# [Given data]
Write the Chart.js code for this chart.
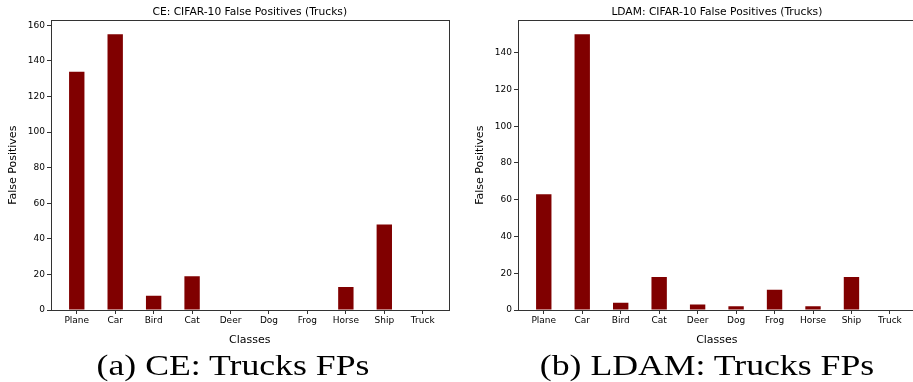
<!DOCTYPE html>
<html>
<head>
<meta charset="utf-8">
<script src="https://cdn.jsdelivr.net/npm/chart.js@4"></script>
<style>
  html, body { margin: 0; padding: 0; background: #fff; overflow: hidden; }
  body { width: 913px; height: 382px; position: relative; }
  canvas { position: absolute; top: 0; }
  .caption {
    position: absolute; top: 347px; transform: translateX(-50%) scaleX(1.19);
    font-family: 'Liberation Serif', serif; font-size: 30px; line-height: 36px;
    white-space: nowrap; color: #000;
  }
</style>
</head>
<body>
<canvas id="ce" width="460" height="350" style="left:0"></canvas>
<canvas id="ldam" width="470" height="350" style="left:455px"></canvas>
<div class="caption" style="left:233px">(a) CE: Trucks FPs</div>
<div class="caption" style="left:707px">(b) LDAM: Trucks FPs</div>
<script>
const classes = ['Plane', 'Car', 'Bird', 'Cat', 'Deer', 'Dog', 'Frog', 'Horse', 'Ship', 'Truck'];
const ceFalsePositives = [134, 155, 8, 19, 0, 0, 0, 13, 48, 0];
const ldamFalsePositives = [63, 150, 4, 18, 3, 2, 11, 2, 18, 0];
const ceYTicks = [0, 20, 40, 60, 80, 100, 120, 140, 160];
const ldamYTicks = [0, 20, 40, 60, 80, 100, 120, 140];
const ceYMax = 162.75;
const ldamYMax = 157.5;

Chart.defaults.font.family = "'DejaVu Sans', sans-serif";
Chart.defaults.color = '#000';

// matplotlib style box round the axes
const frame = {
  id: 'frame',
  afterDraw(chart) {
    const {ctx, chartArea: a} = chart;
    const l = Math.round(a.left) + 0.5, r = Math.round(a.right) + 0.5;
    const t = Math.round(a.top) + 0.5, b = Math.round(a.bottom) + 0.5;
    ctx.save();
    ctx.strokeStyle = '#333';
    ctx.lineWidth = 1;
    ctx.strokeRect(l, t, r - l, b - t);
    ctx.restore();
  }
};

function makeChart(id, title, values, yTicks, yMax, yWidth, yTitlePad, padRight) {
  return new Chart(document.getElementById(id), {
    type: 'bar',
    data: {
      datasets: [{
        data: values.map((v, i) => ({x: i, y: v})),
        backgroundColor: '#800000',
        borderWidth: 0,
        barPercentage: 1,
        categoryPercentage: 0.4
      }]
    },
    options: {
      responsive: false,
      animation: false,
      devicePixelRatio: 1,
      layout: {padding: {left: 0, right: padRight, top: 0, bottom: 0}},
      plugins: {
        legend: {display: false},
        tooltip: {enabled: false},
        title: {
          display: true,
          text: title,
          fullSize: false,
          color: '#000',
          font: {size: 10.7, weight: 'normal', lineHeight: 1.028},
          padding: {top: 7, bottom: 2.5}
        }
      },
      scales: {
        x: {
          type: 'linear',
          offset: false,
          min: -0.67,
          max: 9.67,
          afterBuildTicks: s => { s.ticks = classes.map((c, i) => ({value: i})); },
          afterFit: s => { s.height = 40; },
          ticks: {
            callback: v => classes[v],
            font: {size: 9},
            padding: 1,
            autoSkip: false,
            maxRotation: 0
          },
          grid: {drawOnChartArea: false, offset: false, tickLength: 4, color: '#333'},
          border: {display: false},
          title: {display: true, text: 'Classes', font: {size: 11}, padding: {top: 0, bottom: 3.5}}
        },
        y: {
          min: 0,
          max: yMax,
          afterBuildTicks: s => { s.ticks = yTicks.map(v => ({value: v})); },
          afterFit: s => { s.width = yWidth; },
          ticks: {font: {size: 9}, padding: 2},
          grid: {drawOnChartArea: false, tickLength: 4, color: '#333'},
          border: {display: false},
          title: {display: true, text: 'False Positives', font: {size: 11}, padding: {top: yTitlePad, bottom: 0}}
        }
      }
    },
    plugins: [frame]
  });
}

makeChart('ce', 'CE: CIFAR-10 False Positives (Trucks)', ceFalsePositives, ceYTicks, ceYMax, 51, 6.4, 11.5);
makeChart('ldam', 'LDAM: CIFAR-10 False Positives (Trucks)', ldamFalsePositives, ldamYTicks, ldamYMax, 63, 18.4, 9.3);
</script>
</body>
</html>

# [Aim of the exercise]
Quote the data above in full, leaving out the pictures it holds.

# [Expected answer]
Write the Chart.js code for this chart.
<!DOCTYPE html>
<html>
<head>
<meta charset="utf-8">
<script src="https://cdn.jsdelivr.net/npm/chart.js@4"></script>
<style>
  html, body { margin: 0; padding: 0; background: #fff; overflow: hidden; }
  body { width: 913px; height: 382px; position: relative; }
  canvas { position: absolute; top: 0; }
  .caption {
    position: absolute; top: 347px; transform: translateX(-50%) scaleX(1.19);
    font-family: 'Liberation Serif', serif; font-size: 30px; line-height: 36px;
    white-space: nowrap; color: #000;
  }
</style>
</head>
<body>
<canvas id="ce" width="460" height="350" style="left:0"></canvas>
<canvas id="ldam" width="470" height="350" style="left:455px"></canvas>
<div class="caption" style="left:233px">(a) CE: Trucks FPs</div>
<div class="caption" style="left:707px">(b) LDAM: Trucks FPs</div>
<script>
const classes = ['Plane', 'Car', 'Bird', 'Cat', 'Deer', 'Dog', 'Frog', 'Horse', 'Ship', 'Truck'];
const ceFalsePositives = [134, 155, 8, 19, 0, 0, 0, 13, 48, 0];
const ldamFalsePositives = [63, 150, 4, 18, 3, 2, 11, 2, 18, 0];
const ceYTicks = [0, 20, 40, 60, 80, 100, 120, 140, 160];
const ldamYTicks = [0, 20, 40, 60, 80, 100, 120, 140];
const ceYMax = 162.75;
const ldamYMax = 157.5;

Chart.defaults.font.family = "'DejaVu Sans', sans-serif";
Chart.defaults.color = '#000';

// matplotlib style box round the axes
const frame = {
  id: 'frame',
  afterDraw(chart) {
    const {ctx, chartArea: a} = chart;
    const l = Math.round(a.left) + 0.5, r = Math.round(a.right) + 0.5;
    const t = Math.round(a.top) + 0.5, b = Math.round(a.bottom) + 0.5;
    ctx.save();
    ctx.strokeStyle = '#333';
    ctx.lineWidth = 1;
    ctx.strokeRect(l, t, r - l, b - t);
    ctx.restore();
  }
};

function makeChart(id, title, values, yTicks, yMax, yWidth, yTitlePad, padRight) {
  return new Chart(document.getElementById(id), {
    type: 'bar',
    data: {
      datasets: [{
        data: values.map((v, i) => ({x: i, y: v})),
        backgroundColor: '#800000',
        borderWidth: 0,
        barPercentage: 1,
        categoryPercentage: 0.4
      }]
    },
    options: {
      responsive: false,
      animation: false,
      devicePixelRatio: 1,
      layout: {padding: {left: 0, right: padRight, top: 0, bottom: 0}},
      plugins: {
        legend: {display: false},
        tooltip: {enabled: false},
        title: {
          display: true,
          text: title,
          fullSize: false,
          color: '#000',
          font: {size: 10.7, weight: 'normal', lineHeight: 1.028},
          padding: {top: 7, bottom: 2.5}
        }
      },
      scales: {
        x: {
          type: 'linear',
          offset: false,
          min: -0.67,
          max: 9.67,
          afterBuildTicks: s => { s.ticks = classes.map((c, i) => ({value: i})); },
          afterFit: s => { s.height = 40; },
          ticks: {
            callback: v => classes[v],
            font: {size: 9},
            padding: 1,
            autoSkip: false,
            maxRotation: 0
          },
          grid: {drawOnChartArea: false, offset: false, tickLength: 4, color: '#333'},
          border: {display: false},
          title: {display: true, text: 'Classes', font: {size: 11}, padding: {top: 0, bottom: 3.5}}
        },
        y: {
          min: 0,
          max: yMax,
          afterBuildTicks: s => { s.ticks = yTicks.map(v => ({value: v})); },
          afterFit: s => { s.width = yWidth; },
          ticks: {font: {size: 9}, padding: 2},
          grid: {drawOnChartArea: false, tickLength: 4, color: '#333'},
          border: {display: false},
          title: {display: true, text: 'False Positives', font: {size: 11}, padding: {top: yTitlePad, bottom: 0}}
        }
      }
    },
    plugins: [frame]
  });
}

makeChart('ce', 'CE: CIFAR-10 False Positives (Trucks)', ceFalsePositives, ceYTicks, ceYMax, 51, 6.4, 11.5);
makeChart('ldam', 'LDAM: CIFAR-10 False Positives (Trucks)', ldamFalsePositives, ldamYTicks, ldamYMax, 63, 18.4, 9.3);
</script>
</body>
</html>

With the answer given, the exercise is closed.